Short exercise = Begin at the first line of the data and copy each line through the one containing "const toPoints = values", that line included, with no pictures.

[start Raw data]

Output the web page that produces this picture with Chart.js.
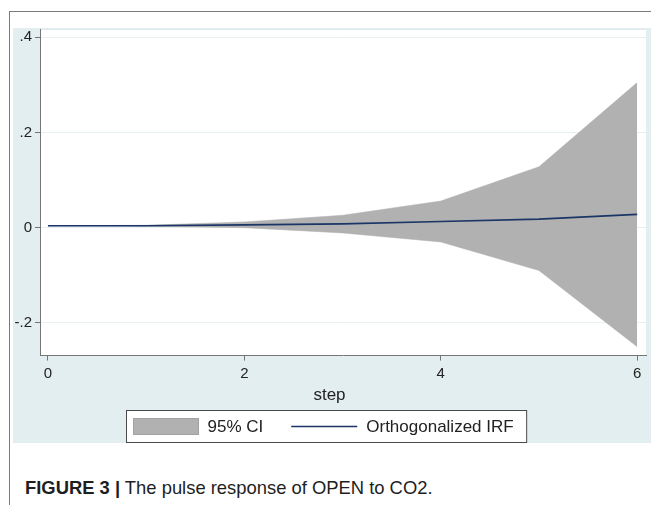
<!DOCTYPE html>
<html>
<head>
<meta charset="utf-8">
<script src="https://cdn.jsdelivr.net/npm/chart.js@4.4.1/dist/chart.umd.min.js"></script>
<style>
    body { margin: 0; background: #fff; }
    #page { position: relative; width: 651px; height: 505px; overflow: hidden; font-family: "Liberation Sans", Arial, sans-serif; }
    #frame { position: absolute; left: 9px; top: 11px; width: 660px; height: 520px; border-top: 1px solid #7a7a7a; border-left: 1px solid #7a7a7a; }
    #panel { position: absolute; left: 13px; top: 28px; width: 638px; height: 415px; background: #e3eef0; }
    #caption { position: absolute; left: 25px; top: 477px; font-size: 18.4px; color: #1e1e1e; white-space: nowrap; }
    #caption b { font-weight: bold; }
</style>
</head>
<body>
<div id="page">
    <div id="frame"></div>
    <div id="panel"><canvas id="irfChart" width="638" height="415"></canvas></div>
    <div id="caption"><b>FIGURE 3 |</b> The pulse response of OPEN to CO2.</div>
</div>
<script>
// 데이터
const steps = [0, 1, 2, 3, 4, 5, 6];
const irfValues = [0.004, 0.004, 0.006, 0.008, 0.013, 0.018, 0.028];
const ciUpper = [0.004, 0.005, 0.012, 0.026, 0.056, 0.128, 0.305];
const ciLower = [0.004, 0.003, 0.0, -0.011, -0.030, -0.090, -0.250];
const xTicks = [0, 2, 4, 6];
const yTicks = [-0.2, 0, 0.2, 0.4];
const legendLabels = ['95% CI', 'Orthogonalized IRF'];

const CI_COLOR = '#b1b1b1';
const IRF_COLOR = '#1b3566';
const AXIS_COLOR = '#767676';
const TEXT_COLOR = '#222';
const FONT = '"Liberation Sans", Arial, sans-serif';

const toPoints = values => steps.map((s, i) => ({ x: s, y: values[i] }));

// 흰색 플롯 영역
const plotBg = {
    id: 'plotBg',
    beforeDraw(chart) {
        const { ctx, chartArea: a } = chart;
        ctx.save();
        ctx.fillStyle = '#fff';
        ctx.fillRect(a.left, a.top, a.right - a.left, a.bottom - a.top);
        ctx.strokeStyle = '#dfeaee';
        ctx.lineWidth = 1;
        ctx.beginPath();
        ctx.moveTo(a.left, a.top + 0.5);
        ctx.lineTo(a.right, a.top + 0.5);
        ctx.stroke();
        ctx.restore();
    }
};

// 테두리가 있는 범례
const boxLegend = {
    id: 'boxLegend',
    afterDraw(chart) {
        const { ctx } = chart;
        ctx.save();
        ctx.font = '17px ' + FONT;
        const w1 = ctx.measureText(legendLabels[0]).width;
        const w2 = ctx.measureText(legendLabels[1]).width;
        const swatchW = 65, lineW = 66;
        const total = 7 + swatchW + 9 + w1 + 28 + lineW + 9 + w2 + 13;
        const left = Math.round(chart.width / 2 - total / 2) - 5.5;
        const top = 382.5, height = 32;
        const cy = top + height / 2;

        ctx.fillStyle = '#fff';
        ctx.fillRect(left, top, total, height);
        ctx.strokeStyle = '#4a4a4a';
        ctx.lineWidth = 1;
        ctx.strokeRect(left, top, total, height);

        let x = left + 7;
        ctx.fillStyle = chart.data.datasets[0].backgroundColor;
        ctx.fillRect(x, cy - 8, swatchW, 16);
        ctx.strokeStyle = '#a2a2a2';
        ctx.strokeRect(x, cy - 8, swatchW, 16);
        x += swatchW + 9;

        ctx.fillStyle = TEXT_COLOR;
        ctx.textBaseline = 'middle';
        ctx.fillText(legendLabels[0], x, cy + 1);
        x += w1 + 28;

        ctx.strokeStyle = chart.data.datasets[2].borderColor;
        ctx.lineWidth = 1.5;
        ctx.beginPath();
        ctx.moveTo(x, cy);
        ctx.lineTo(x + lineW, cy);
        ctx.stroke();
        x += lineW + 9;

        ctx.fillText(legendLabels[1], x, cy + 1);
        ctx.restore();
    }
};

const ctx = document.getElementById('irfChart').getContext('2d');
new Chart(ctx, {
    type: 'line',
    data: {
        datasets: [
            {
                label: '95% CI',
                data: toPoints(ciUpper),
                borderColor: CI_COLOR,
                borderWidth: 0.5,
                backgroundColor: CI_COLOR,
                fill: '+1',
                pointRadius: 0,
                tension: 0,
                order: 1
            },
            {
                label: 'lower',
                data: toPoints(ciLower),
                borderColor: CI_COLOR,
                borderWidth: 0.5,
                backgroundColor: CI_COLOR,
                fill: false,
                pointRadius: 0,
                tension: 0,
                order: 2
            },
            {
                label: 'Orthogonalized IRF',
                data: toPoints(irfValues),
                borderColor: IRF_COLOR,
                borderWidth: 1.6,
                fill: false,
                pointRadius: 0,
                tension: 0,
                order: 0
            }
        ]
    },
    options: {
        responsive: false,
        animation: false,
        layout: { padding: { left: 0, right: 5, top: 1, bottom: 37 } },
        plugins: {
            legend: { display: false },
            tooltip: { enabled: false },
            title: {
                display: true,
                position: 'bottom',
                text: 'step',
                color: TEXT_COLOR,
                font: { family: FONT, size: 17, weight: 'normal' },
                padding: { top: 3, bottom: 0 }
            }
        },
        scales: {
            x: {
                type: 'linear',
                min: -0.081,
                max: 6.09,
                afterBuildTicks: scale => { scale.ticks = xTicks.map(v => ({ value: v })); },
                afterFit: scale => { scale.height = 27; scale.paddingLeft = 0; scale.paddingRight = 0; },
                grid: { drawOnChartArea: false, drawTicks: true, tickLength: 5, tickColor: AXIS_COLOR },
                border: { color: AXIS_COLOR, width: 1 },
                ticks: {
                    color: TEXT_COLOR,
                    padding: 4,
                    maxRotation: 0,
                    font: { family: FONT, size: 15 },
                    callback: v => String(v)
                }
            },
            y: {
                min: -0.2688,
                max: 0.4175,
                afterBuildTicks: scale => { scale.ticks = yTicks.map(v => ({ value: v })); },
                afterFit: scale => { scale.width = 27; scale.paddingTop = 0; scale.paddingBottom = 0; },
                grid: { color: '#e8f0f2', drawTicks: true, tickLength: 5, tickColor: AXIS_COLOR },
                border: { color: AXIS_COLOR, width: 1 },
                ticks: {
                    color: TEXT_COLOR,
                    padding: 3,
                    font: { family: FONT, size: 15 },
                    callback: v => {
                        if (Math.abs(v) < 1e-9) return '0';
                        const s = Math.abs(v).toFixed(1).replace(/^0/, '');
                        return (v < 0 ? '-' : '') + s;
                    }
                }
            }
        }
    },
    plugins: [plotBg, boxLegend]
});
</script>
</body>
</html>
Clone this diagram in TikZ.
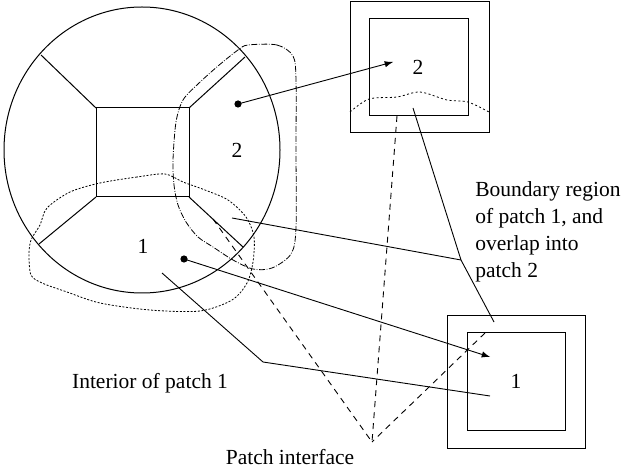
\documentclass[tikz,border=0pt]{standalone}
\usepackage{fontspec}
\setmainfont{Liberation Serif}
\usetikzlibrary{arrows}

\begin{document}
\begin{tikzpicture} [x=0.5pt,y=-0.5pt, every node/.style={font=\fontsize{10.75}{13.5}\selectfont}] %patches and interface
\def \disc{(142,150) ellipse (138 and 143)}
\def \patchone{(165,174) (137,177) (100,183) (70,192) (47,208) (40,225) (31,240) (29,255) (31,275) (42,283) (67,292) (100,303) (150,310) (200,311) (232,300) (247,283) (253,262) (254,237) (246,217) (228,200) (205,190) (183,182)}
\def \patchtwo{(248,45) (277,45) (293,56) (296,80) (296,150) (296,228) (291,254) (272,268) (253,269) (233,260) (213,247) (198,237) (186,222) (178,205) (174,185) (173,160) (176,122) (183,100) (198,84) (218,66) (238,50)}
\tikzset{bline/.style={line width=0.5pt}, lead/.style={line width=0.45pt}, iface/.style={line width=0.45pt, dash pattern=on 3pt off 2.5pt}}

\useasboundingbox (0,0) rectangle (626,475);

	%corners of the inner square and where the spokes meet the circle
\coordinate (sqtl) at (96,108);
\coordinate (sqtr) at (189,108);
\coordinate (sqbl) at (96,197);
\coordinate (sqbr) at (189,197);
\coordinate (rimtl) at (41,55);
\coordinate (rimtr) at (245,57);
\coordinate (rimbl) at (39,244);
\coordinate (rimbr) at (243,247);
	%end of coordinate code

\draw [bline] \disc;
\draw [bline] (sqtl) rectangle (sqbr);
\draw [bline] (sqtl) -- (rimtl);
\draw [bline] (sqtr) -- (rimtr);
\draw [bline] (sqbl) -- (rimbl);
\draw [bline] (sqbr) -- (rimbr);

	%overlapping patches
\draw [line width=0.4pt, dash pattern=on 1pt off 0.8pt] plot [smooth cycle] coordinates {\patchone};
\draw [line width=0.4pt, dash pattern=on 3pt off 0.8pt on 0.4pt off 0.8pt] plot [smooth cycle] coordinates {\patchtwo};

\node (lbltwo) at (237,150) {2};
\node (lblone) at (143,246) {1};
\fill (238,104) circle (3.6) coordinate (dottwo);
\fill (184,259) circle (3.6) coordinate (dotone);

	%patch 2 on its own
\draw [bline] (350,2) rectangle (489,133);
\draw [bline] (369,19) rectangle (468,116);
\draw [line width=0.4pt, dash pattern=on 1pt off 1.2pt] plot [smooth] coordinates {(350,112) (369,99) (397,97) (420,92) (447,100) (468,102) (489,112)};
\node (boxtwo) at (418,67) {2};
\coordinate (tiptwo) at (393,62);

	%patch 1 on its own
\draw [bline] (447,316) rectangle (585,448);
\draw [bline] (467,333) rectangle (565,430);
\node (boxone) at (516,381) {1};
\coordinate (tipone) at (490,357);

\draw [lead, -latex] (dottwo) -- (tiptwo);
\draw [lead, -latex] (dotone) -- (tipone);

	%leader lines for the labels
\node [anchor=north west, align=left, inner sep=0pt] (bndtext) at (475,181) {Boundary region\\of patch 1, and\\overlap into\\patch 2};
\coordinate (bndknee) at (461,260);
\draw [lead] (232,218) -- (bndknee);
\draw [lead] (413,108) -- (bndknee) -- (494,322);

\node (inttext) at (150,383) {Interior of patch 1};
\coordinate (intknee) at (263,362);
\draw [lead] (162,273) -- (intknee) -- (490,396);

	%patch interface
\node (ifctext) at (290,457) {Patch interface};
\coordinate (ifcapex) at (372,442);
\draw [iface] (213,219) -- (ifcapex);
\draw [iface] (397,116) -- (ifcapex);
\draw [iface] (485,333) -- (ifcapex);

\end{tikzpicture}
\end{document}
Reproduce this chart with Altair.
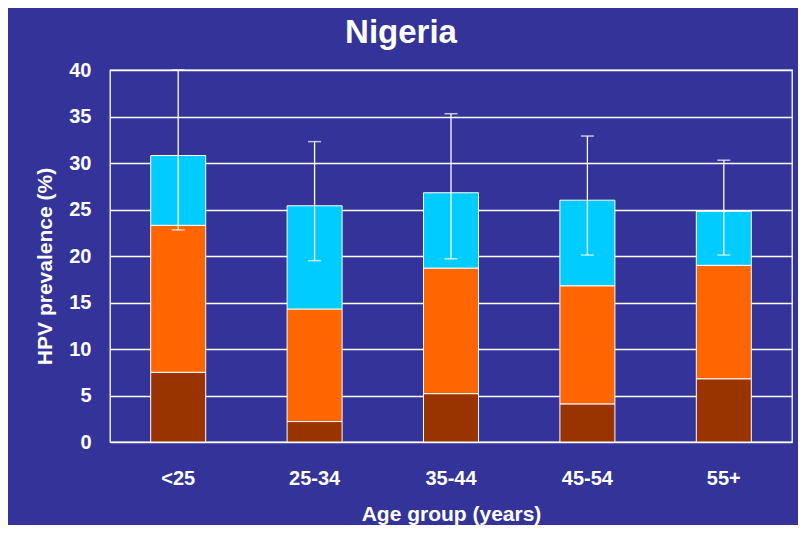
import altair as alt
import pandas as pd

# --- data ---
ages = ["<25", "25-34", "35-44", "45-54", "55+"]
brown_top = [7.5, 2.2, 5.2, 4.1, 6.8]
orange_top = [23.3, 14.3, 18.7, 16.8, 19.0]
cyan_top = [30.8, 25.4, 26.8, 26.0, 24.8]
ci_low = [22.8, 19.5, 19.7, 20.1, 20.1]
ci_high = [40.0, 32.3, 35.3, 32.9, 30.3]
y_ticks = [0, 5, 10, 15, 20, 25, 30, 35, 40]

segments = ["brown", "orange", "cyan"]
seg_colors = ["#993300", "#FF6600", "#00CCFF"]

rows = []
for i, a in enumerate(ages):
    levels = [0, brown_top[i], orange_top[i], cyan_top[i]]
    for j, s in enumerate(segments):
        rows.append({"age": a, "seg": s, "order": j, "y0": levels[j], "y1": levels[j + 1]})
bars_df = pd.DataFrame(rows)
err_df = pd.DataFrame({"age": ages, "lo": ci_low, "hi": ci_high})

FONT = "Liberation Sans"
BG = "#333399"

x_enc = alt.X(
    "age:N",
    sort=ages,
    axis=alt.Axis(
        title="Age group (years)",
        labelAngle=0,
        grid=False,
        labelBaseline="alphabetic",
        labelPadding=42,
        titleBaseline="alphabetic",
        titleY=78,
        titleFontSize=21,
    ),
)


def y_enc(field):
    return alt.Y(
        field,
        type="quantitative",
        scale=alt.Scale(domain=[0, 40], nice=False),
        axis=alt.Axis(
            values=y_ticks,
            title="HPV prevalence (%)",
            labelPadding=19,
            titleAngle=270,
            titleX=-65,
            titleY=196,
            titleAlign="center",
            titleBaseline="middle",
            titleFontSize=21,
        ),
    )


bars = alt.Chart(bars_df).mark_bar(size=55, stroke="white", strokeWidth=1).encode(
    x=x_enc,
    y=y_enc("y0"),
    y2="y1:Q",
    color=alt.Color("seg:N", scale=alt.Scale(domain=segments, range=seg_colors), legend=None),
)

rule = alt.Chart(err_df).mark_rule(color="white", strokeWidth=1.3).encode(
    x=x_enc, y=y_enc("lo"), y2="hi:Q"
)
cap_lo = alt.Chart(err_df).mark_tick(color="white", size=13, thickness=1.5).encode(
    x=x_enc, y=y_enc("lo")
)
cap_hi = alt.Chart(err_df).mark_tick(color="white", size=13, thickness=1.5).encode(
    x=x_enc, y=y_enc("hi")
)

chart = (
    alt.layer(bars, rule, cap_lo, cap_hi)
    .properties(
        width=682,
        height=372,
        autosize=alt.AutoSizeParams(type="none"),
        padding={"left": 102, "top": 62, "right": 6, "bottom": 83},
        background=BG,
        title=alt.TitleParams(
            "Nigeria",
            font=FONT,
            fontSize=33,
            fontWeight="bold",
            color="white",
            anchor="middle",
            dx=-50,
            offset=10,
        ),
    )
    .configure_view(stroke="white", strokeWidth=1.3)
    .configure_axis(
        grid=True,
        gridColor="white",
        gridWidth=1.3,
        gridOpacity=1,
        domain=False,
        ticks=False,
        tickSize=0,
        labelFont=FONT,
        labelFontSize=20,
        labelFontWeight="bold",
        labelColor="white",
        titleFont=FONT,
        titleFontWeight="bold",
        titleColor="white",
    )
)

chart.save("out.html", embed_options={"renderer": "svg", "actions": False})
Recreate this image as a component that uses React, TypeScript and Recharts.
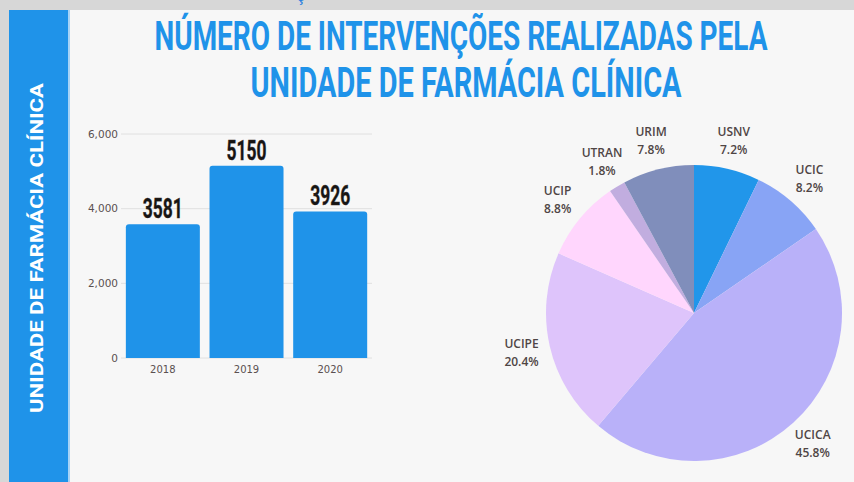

[end Raw data]

Reply =
Output the web page that produces this picture with Chart.js.
<!DOCTYPE html>
<html>
<head>
<meta charset="utf-8">
<script src="https://cdn.jsdelivr.net/npm/chart.js@4.4.1/dist/chart.umd.min.js"></script>
<style>
    body { margin: 0; background: #fff; }
    #page { position: relative; width: 651px; height: 505px; overflow: hidden; font-family: "Liberation Sans", Arial, sans-serif; }
    #frame { position: absolute; left: 9px; top: 11px; width: 660px; height: 520px; border-top: 1px solid #7a7a7a; border-left: 1px solid #7a7a7a; }
    #panel { position: absolute; left: 13px; top: 28px; width: 638px; height: 415px; background: #e3eef0; }
    #caption { position: absolute; left: 25px; top: 477px; font-size: 18.4px; color: #1e1e1e; white-space: nowrap; }
    #caption b { font-weight: bold; }
</style>
</head>
<body>
<div id="page">
    <div id="frame"></div>
    <div id="panel"><canvas id="irfChart" width="638" height="415"></canvas></div>
    <div id="caption"><b>FIGURE 3 |</b> The pulse response of OPEN to CO2.</div>
</div>
<script>
// 데이터
const steps = [0, 1, 2, 3, 4, 5, 6];
const irfValues = [0.004, 0.004, 0.006, 0.008, 0.013, 0.018, 0.028];
const ciUpper = [0.004, 0.005, 0.012, 0.026, 0.056, 0.128, 0.305];
const ciLower = [0.004, 0.003, 0.0, -0.011, -0.030, -0.090, -0.250];
const xTicks = [0, 2, 4, 6];
const yTicks = [-0.2, 0, 0.2, 0.4];
const legendLabels = ['95% CI', 'Orthogonalized IRF'];

const CI_COLOR = '#b1b1b1';
const IRF_COLOR = '#1b3566';
const AXIS_COLOR = '#767676';
const TEXT_COLOR = '#222';
const FONT = '"Liberation Sans", Arial, sans-serif';

const toPoints = values => steps.map((s, i) => ({ x: s, y: values[i] }));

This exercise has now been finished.